Page 75 - IT'S A RUM LIFE BOOK TWO "BOSTON 1960 TO 1970"
P. 75
We were living in a ground floor flat at the time, but had
decided to take the plunge and buy a new house on a
development not far from where Grandmother Munford was
living on Boston’s London Road.
This was to be “45 Woodside”.
Sometime later in my capacity as “reader” of all the
classified pages on the night before publication I spotted an
advertisement for Car Salesman at a local Major Car and Lorry
retail dealership.
OUT OF THE FRYING PAN
It was 1966 and Boston’s oldest established dealership for
car and commercial vehicles, had been taken over by a much
more ambitious and go ahead family.
With some trepidation, I left the Lincolnshire Standard
Newspaper Group on the instigation of Fred Popham my future
Firestone “Boss”, and found this job selling cars, or so I was led
to believe in the beginning. It was truly “out of the frying pan
into the fire!”
At the newspaper I had enjoyed a five and half day week
with Saturdays and Sundays off. How can he do that you ask?

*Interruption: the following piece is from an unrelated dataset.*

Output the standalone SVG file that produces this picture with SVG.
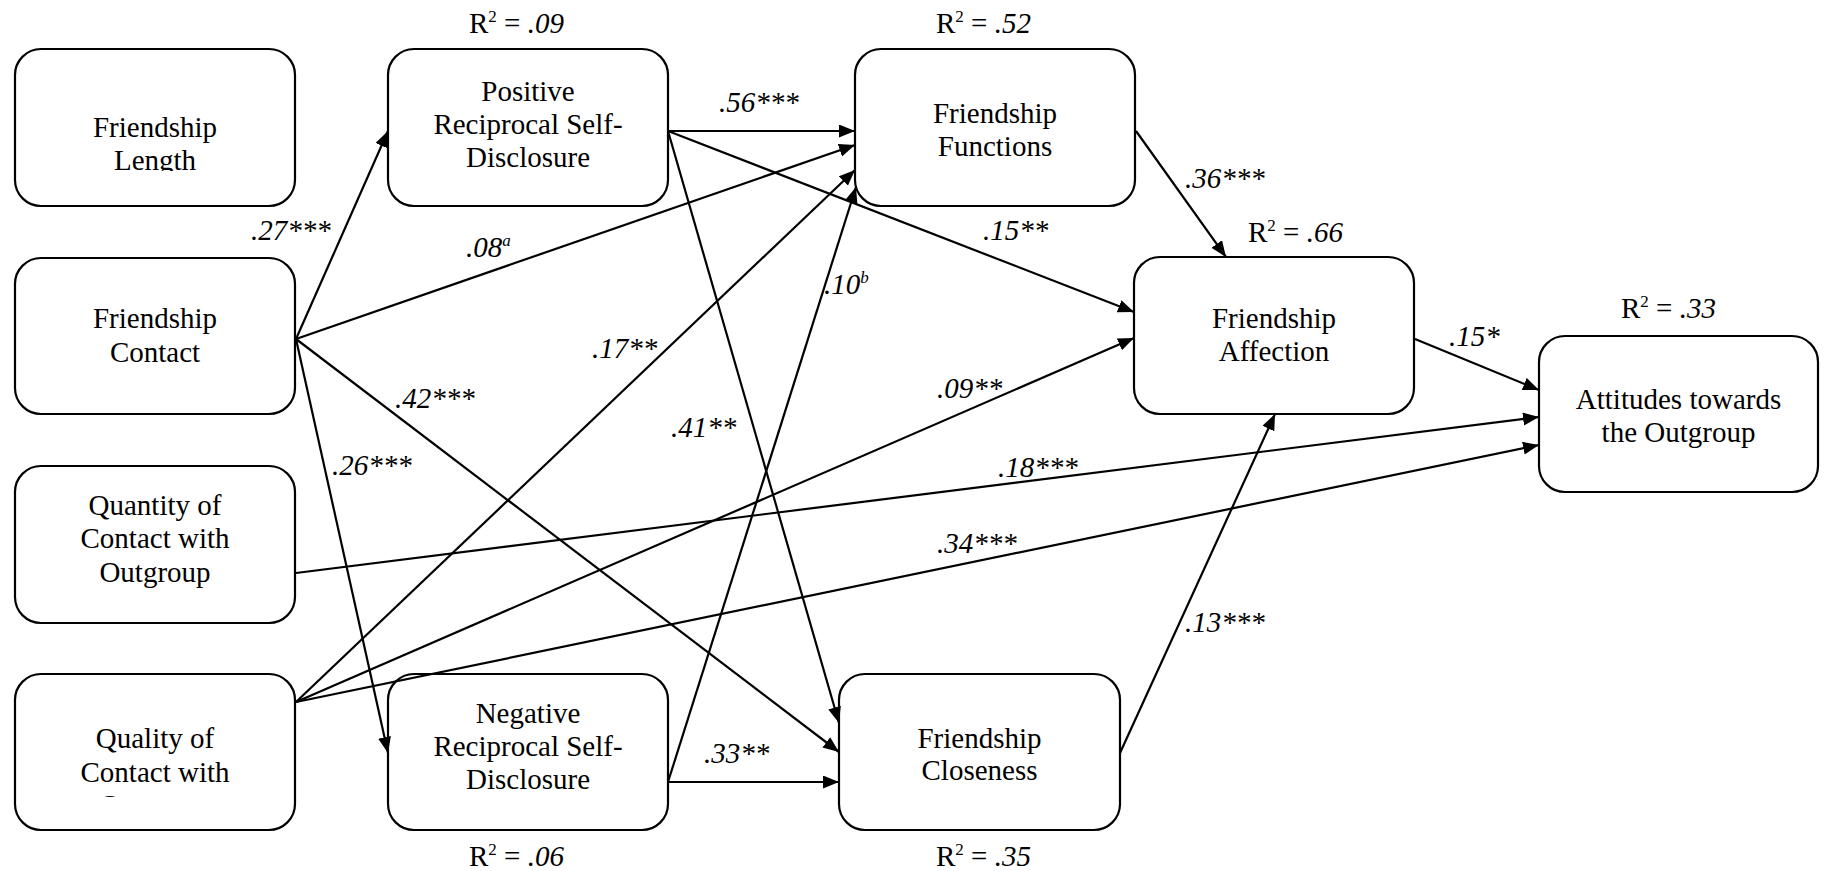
<svg xmlns="http://www.w3.org/2000/svg" width="1824" height="871" viewBox="0 0 1824 871">
<style>
.box{fill:#fff;stroke:#000;stroke-width:2.2}
.t{font-size:29px;fill:#000;text-anchor:middle}
.lbl{font-size:29px;font-style:italic;fill:#000}
.r2{font-size:29px;fill:#000}
.e{fill:none;stroke:#000;stroke-width:2.2;marker-end:url(#ah)}
</style>
<defs>
<marker id="ah" markerUnits="userSpaceOnUse" markerWidth="17" markerHeight="14" refX="16" refY="6.5" orient="auto">
<path d="M0,0 L16,6.5 L0,13 z" fill="#000"/>
</marker>
<clipPath id="clipLen"><rect x="15" y="49" width="280" height="122"/></clipPath>
<clipPath id="clipQual"><rect x="15" y="674" width="280" height="123"/></clipPath>
</defs>
<rect width="1824" height="871" fill="#fff"/>
<g font-family="Liberation Serif, Tinos, Times New Roman, DejaVu Serif, serif">
<g id="n-length">
<rect class="box" x="15" y="49" width="280" height="157" rx="26"/>
<g clip-path="url(#clipLen)"><text class="t" font-family="Liberation Serif, serif" x="155" y="137">Friendship</text><text class="t" font-family="Liberation Serif, serif" x="155" y="170">Length</text></g>
</g>
<g id="n-contact">
<rect class="box" x="15" y="258" width="280" height="156" rx="26"/>
<text class="t" font-family="Liberation Serif, serif" x="155" y="328">Friendship</text><text class="t" font-family="Liberation Serif, serif" x="155" y="362">Contact</text>
</g>
<g id="n-quantity">
<rect class="box" x="15" y="466" width="280" height="157" rx="26"/>
<text class="t" font-family="Liberation Serif, serif" x="155" y="515">Quantity of</text><text class="t" font-family="Liberation Serif, serif" x="155" y="548">Contact with</text><text class="t" font-family="Liberation Serif, serif" x="155" y="582">Outgroup</text>
</g>
<g id="n-quality">
<rect class="box" x="15" y="674" width="280" height="156" rx="26"/>
<g clip-path="url(#clipQual)"><text class="t" font-family="Liberation Serif, serif" x="155" y="748">Quality of</text><text class="t" font-family="Liberation Serif, serif" x="155" y="782">Contact with</text><text class="t" font-family="Liberation Serif, serif" x="155" y="815">Outgroup</text></g>
</g>
<g id="n-positive">
<rect class="box" x="388" y="49" width="280" height="157" rx="26"/>
<text class="t" font-family="Liberation Serif, serif" x="528" y="101">Positive</text><text class="t" font-family="Liberation Serif, serif" x="528" y="134">Reciprocal Self-</text><text class="t" font-family="Liberation Serif, serif" x="528" y="167">Disclosure</text>
<text class="r2" font-family="Liberation Serif, serif" x="469" y="33">R<tspan font-size="17" dy="-11">2</tspan><tspan dy="11"> = </tspan><tspan font-style="italic">.09</tspan></text>
</g>
<g id="n-negative">
<rect class="box" x="388" y="674" width="280" height="156" rx="26"/>
<text class="t" font-family="Liberation Serif, serif" x="528" y="723">Negative</text><text class="t" font-family="Liberation Serif, serif" x="528" y="756">Reciprocal Self-</text><text class="t" font-family="Liberation Serif, serif" x="528" y="789">Disclosure</text>
<text class="r2" font-family="Liberation Serif, serif" x="469" y="866">R<tspan font-size="17" dy="-11">2</tspan><tspan dy="11"> = </tspan><tspan font-style="italic">.06</tspan></text>
</g>
<g id="n-functions">
<rect class="box" x="855" y="49" width="280" height="157" rx="26"/>
<text class="t" font-family="Liberation Serif, serif" x="995" y="123">Friendship</text><text class="t" font-family="Liberation Serif, serif" x="995" y="156">Functions</text>
<text class="r2" font-family="Liberation Serif, serif" x="936" y="33">R<tspan font-size="17" dy="-11">2</tspan><tspan dy="11"> = </tspan><tspan font-style="italic">.52</tspan></text>
</g>
<g id="n-closeness">
<rect class="box" x="839" y="674" width="281" height="156" rx="26"/>
<text class="t" font-family="Liberation Serif, serif" x="979.5" y="748">Friendship</text><text class="t" font-family="Liberation Serif, serif" x="979.5" y="780">Closeness</text>
<text class="r2" font-family="Liberation Serif, serif" x="936" y="866">R<tspan font-size="17" dy="-11">2</tspan><tspan dy="11"> = </tspan><tspan font-style="italic">.35</tspan></text>
</g>
<g id="n-affection">
<rect class="box" x="1134" y="257" width="280" height="157" rx="26"/>
<text class="t" font-family="Liberation Serif, serif" x="1274" y="328">Friendship</text><text class="t" font-family="Liberation Serif, serif" x="1274" y="361">Affection</text>
<text class="r2" font-family="Liberation Serif, serif" x="1248" y="242">R<tspan font-size="17" dy="-11">2</tspan><tspan dy="11"> = </tspan><tspan font-style="italic">.66</tspan></text>
</g>
<g id="n-attitudes">
<rect class="box" x="1539" y="336" width="279" height="156" rx="26"/>
<text class="t" font-family="Liberation Serif, serif" x="1678.5" y="409">Attitudes towards</text><text class="t" font-family="Liberation Serif, serif" x="1678.5" y="442">the Outgroup</text>
<text class="r2" font-family="Liberation Serif, serif" x="1621" y="318">R<tspan font-size="17" dy="-11">2</tspan><tspan dy="11"> = </tspan><tspan font-style="italic">.33</tspan></text>
</g>

<g id="connectors">
<path class="e" d="M296,339 L388,131"/>
<path class="e" d="M296,339 L855,145"/>
<path class="e" d="M296,339 L388,753"/>
<path class="e" d="M296,339 L839,752"/>
<path class="e" d="M668,131 L855,131"/>
<path class="e" d="M668,131 L1134,312"/>
<path class="e" d="M668,131 L839,723"/>
<path class="e" d="M668,782 L856,187"/>
<path class="e" d="M668,782 L839,782"/>
<path class="e" d="M1136,131 L1226,257"/>
<path class="e" d="M296,702 L855,170"/>
<path class="e" d="M296,702 L1134,338"/>
<path class="e" d="M296,702 L1539,445"/>
<path class="e" d="M296,573 L1539,417"/>
<path class="e" d="M1415,339 L1539,390"/>
<path class="e" d="M1120,753 L1275,414"/>
</g>

<g id="labels" font-family="Liberation Serif, serif">
<text class="lbl" x="251" y="240">.27***</text>
<text class="lbl" x="466" y="257">.08<tspan font-size="17" dy="-11">a</tspan></text>
<text class="lbl" x="592" y="358">.17**</text>
<text class="lbl" x="395" y="408">.42***</text>
<text class="lbl" x="332" y="475">.26***</text>
<text class="lbl" x="671" y="437">.41**</text>
<text class="lbl" x="719" y="112">.56***</text>
<text class="lbl" x="983" y="240">.15**</text>
<text class="lbl" x="824" y="294">.10<tspan font-size="17" dy="-11">b</tspan></text>
<text class="lbl" x="937" y="398">.09**</text>
<text class="lbl" x="1185" y="188">.36***</text>
<text class="lbl" x="998" y="477">.18***</text>
<text class="lbl" x="937" y="553">.34***</text>
<text class="lbl" x="704" y="763">.33**</text>
<text class="lbl" x="1185" y="632">.13***</text>
<text class="lbl" x="1449" y="346">.15*</text>
</g>
</g>
</svg>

The answer is simple, I just worked Wednesday evenings.
Not all night, just as long as it took to “read” all the weekly
newspaper’s classified pages and ensure all were in their
correct classification.
If all went well I would be finished by 11pm. If things went
wrong, who could say! This does not take into consideration
the fact that I was a teenager and had to persuade the
kermodgenly stick in the mud typesetters and page minders
that changes had to be made.
If we had to give away FREE adverts to folk who found
their ad in the wrong classification, the boss severely upset!
One particularly good thing to come out of this job was the
fact that I was the first person to see the adverts in print.